The article, published in the "Herald of SGUGiT," presents the best parameters for training the model to ensure maximum accuracy.
For construction and privatization tasks, regular monitoring of territories is required. Typically, this is done using traditional methods. Employees visit the site and conduct a visual inspection. This process is time-consuming and exacerbated by a shortage of personnel. Researchers from MIPT and Kuban State Technological University have proposed to automate this process.
The authors of the study cite the implementation of the "garage amnesty" law in Krasnodar as an example. According to this law, citizens can legalize their garages and acquire ownership of the land beneath them. Currently, the municipal property department is processing 7,000 applications, and people are waiting for document approvals from six to 16 months, while the regulation allows for a month.
The process can be expedited by using laser scanning (Lidar) of the area. To recognize objects, the researchers proposed using the PointNext neural network, developed based on PointNet++. This open-source program is designed to work with laser reflection point clouds. It is used for segmentation, classification, and identification of three-dimensional objects.
"Usually, neural networks are used for object recognition in photos or videos, while PointNext works with laser reflection point clouds. That's why we decided to use it," explained Sergey Samarin, a graduate student at the MIPT School of Radio Engineering and Computer Technologies.
The Lidar scans the territory with laser pulses, determining the distance to an object based on the time it takes for the pulses to return. This results in a point cloud, which is then fed into the neural network.

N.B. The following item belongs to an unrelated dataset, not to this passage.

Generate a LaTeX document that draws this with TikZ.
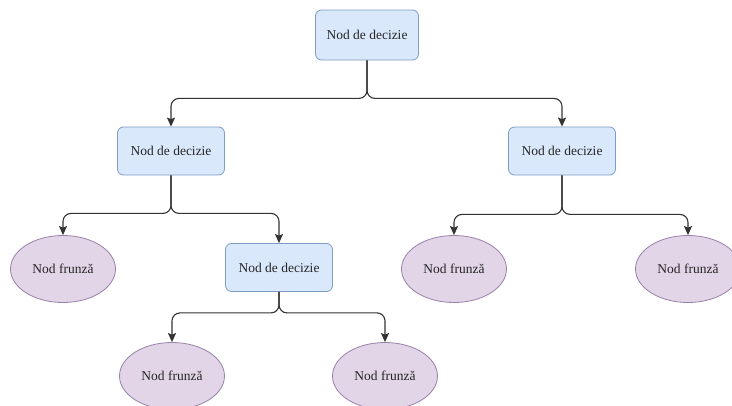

However, to produce quality results, the network must be trained. This is done using reference datasets. In this case, the researchers utilized the Terra_Maker system developed at Kuban State University. This system generated a laser reflection point cloud of a 1000 by 1000 meter area containing more than 500 real estate objects. The total number of points exceeded 4.7 million, all categorized into five classes: land, building roofs, low vegetation, medium vegetation, and high vegetation.
To assess the model's performance, various metrics are used, primarily accuracy, which indicates the proportion of correct responses. Good accuracy approaches 100 percent (but does not equal it). To achieve maximum accuracy, the parameters for the neural network's operation must be correctly selected. This was the challenge the authors of the research addressed. They specifically reconfigured PointNext for this purpose and began training.
Twelve experiments were conducted to determine the optimal number of points for a single training sample, grid size, and the number of epochs (when the entire dataset passes through the algorithm). The study employed the CrossEntropy loss function, the Adam optimizer, and exponential decay of the learning rate (Step Decay).
The results of the neural network's work were presented in the form of three-dimensional graphs with points colored in specific hues. For instance, the roof of a building is purple, while high vegetation is red.
The most accurate result was achieved with 2500 points in a single training sample and a grid size of 25 meters. During the training process, a pattern was observed: the smaller the grid side and the fewer points in the cloud, the higher the accuracy. Adding color information to the dataset slightly decreased accuracy but not significantly. Overall, the fewer parameters, the more effectively the model predicts. The best accuracy achieved in the experiment was 0.9998. Such a result, close to one, indicates an ideal dataset used by the neural network. With a real dataset containing distortions and noise, accuracy would be lower.
The next step for the researchers is to implement aerial laser scanning on real objects, followed by processing the data with the neural network.
"Instead of spending a whole day surveying the land plots, we launch a drone equipped with Lidar to perform the scan. We clean the data from noise and send it to the neural network. It segments and classifies the data so that we can understand where buildings, such as garages, are located on the territory," shared Sergey Samarin about their plans.
This work is important not only for the implementation of the "garage amnesty" law but also for identifying illegal constructions, monitoring compliance with construction regulations, such as adherence to building heights and setbacks from land boundaries.